§ **TASK DESCRIPTION**:
Nothing after the line with "import plotly.graph_objects as go" belongs in the copy; extract the lines below from the top through that line, pictures left out.

§ **DATA LINES**:
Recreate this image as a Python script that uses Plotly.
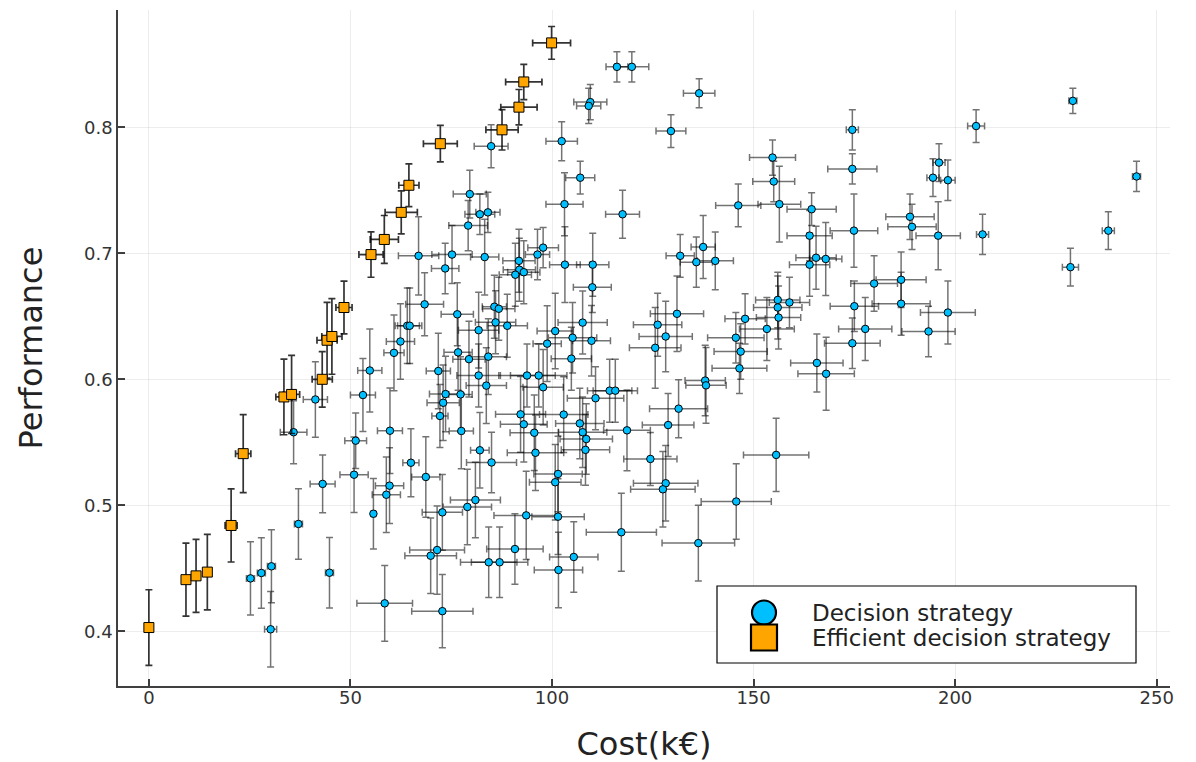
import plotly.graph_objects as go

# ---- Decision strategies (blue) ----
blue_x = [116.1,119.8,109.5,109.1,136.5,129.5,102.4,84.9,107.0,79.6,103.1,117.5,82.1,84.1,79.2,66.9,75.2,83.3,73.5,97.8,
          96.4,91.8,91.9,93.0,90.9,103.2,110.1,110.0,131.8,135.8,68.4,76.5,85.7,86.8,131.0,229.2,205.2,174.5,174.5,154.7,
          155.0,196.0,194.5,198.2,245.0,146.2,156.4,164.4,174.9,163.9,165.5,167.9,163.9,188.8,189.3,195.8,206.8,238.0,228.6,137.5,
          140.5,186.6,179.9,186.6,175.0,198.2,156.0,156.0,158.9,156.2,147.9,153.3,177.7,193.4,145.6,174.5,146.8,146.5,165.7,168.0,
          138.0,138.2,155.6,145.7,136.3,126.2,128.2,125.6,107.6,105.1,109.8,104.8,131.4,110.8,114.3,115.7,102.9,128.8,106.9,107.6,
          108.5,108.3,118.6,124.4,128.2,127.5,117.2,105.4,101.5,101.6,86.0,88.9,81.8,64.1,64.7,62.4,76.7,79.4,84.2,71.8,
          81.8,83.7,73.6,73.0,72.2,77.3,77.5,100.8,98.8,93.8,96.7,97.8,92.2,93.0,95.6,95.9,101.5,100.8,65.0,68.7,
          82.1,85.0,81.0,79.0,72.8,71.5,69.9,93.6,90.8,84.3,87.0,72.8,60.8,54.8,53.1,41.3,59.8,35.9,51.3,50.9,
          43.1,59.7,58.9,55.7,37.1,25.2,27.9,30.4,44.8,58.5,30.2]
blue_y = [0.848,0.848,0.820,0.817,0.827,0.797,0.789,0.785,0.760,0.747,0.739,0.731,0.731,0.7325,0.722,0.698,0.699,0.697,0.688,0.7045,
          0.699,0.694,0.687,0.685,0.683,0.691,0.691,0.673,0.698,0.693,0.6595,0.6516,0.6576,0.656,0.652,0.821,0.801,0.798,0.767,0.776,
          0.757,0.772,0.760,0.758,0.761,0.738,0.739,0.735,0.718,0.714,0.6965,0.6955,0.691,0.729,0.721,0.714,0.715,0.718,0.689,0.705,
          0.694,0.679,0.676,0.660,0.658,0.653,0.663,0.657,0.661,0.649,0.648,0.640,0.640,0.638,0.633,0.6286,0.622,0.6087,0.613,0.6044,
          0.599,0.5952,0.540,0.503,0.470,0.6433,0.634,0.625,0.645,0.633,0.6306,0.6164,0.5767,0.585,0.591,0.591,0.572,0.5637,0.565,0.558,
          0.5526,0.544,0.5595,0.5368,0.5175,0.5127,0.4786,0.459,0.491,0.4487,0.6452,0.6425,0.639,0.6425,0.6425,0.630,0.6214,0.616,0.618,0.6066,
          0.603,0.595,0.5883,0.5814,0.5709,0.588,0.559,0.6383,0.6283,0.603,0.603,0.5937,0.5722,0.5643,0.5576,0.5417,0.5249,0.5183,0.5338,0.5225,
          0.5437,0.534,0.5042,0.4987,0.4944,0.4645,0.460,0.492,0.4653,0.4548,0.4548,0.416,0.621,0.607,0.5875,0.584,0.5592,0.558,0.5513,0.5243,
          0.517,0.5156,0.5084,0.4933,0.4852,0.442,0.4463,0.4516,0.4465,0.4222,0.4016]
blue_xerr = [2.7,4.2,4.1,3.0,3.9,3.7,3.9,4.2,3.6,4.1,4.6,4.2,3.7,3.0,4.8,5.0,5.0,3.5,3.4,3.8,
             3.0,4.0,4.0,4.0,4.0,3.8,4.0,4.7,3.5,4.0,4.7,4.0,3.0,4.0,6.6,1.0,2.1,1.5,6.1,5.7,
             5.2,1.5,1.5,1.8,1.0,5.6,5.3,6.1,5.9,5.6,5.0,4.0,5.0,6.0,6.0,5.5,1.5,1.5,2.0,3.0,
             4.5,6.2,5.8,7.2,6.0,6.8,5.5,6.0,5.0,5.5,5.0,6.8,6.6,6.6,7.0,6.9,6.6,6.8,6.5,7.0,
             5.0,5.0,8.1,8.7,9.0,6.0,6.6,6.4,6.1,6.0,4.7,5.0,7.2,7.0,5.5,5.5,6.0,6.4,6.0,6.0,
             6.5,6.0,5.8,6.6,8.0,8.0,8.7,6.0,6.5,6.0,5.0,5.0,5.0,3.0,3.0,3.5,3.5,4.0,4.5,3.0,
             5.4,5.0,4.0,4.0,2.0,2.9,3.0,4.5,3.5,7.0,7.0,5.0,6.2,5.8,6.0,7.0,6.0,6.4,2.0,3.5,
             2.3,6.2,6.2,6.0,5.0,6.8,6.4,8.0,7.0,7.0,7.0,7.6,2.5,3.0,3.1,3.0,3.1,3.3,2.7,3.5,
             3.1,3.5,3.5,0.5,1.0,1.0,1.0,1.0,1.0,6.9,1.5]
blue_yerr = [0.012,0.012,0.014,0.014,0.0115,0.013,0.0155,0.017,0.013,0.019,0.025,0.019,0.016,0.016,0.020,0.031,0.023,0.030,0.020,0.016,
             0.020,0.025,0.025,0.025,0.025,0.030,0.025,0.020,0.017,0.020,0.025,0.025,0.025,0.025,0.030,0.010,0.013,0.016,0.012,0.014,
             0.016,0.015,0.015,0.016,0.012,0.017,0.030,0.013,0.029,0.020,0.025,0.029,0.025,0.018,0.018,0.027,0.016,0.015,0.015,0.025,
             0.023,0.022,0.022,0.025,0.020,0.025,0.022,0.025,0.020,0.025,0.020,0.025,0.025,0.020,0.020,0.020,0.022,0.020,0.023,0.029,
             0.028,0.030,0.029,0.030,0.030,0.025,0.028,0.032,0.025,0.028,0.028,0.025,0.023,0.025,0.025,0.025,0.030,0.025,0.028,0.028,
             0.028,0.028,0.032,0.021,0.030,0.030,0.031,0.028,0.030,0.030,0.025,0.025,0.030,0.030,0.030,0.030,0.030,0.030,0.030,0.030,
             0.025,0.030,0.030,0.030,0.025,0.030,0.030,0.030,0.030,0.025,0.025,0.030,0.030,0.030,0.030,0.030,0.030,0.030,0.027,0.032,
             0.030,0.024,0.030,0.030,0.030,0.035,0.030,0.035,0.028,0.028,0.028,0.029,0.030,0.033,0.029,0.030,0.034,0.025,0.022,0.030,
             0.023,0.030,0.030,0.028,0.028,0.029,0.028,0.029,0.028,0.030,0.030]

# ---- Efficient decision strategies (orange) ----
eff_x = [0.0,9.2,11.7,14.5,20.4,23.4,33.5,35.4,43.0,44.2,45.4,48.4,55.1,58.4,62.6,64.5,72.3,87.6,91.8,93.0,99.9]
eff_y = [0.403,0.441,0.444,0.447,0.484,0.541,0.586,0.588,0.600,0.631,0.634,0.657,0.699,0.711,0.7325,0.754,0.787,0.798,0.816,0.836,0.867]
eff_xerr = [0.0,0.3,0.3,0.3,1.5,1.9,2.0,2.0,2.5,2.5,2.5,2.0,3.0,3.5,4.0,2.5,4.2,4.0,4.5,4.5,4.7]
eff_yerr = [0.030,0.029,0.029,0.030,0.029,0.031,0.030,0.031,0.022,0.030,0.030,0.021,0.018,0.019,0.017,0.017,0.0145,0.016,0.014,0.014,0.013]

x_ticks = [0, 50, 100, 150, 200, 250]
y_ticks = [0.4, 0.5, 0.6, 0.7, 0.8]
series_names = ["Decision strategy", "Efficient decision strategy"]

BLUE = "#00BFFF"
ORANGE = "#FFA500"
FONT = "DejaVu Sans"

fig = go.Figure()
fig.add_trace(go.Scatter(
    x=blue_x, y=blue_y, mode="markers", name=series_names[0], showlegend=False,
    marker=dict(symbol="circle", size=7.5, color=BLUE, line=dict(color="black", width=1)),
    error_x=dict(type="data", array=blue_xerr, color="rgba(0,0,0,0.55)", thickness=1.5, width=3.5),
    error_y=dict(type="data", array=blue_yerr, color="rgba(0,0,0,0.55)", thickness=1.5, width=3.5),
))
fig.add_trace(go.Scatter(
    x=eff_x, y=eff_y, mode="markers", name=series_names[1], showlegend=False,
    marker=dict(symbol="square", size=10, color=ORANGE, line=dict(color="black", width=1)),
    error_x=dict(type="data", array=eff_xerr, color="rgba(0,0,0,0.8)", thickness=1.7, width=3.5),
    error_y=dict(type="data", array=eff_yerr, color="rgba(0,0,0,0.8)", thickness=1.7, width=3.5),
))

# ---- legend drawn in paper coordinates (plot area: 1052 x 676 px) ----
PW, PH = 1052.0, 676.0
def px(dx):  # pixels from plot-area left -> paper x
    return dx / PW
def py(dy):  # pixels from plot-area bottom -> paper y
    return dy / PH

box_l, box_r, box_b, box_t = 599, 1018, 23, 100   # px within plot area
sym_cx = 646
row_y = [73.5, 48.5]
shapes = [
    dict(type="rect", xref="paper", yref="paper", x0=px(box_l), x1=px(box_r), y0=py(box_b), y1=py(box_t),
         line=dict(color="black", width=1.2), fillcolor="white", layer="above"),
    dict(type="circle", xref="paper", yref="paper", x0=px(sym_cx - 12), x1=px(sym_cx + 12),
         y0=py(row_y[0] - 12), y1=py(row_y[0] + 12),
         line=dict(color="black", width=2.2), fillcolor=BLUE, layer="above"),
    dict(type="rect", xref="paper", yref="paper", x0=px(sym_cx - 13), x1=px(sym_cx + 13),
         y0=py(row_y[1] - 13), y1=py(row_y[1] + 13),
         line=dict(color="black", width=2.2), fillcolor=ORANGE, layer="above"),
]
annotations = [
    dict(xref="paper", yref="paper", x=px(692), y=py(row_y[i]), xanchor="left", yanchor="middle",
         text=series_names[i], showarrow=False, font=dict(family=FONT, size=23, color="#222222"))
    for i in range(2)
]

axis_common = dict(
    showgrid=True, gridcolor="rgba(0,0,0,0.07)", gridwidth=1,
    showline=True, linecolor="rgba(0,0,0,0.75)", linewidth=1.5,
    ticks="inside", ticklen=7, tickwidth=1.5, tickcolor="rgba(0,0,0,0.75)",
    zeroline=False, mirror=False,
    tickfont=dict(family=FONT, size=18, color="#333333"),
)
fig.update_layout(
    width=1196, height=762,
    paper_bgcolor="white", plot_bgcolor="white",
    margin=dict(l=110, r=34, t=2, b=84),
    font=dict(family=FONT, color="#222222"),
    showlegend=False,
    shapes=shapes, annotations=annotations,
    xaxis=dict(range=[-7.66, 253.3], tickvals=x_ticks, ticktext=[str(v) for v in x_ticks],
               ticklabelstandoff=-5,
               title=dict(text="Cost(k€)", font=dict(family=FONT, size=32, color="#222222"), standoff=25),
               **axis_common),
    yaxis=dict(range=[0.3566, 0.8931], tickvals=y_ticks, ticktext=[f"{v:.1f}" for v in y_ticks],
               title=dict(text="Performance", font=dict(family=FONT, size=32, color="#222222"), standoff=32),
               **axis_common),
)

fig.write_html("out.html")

§ **FINAL ANSWER**:
Recreate this image as a Python script that uses Plotly.
import plotly.graph_objects as go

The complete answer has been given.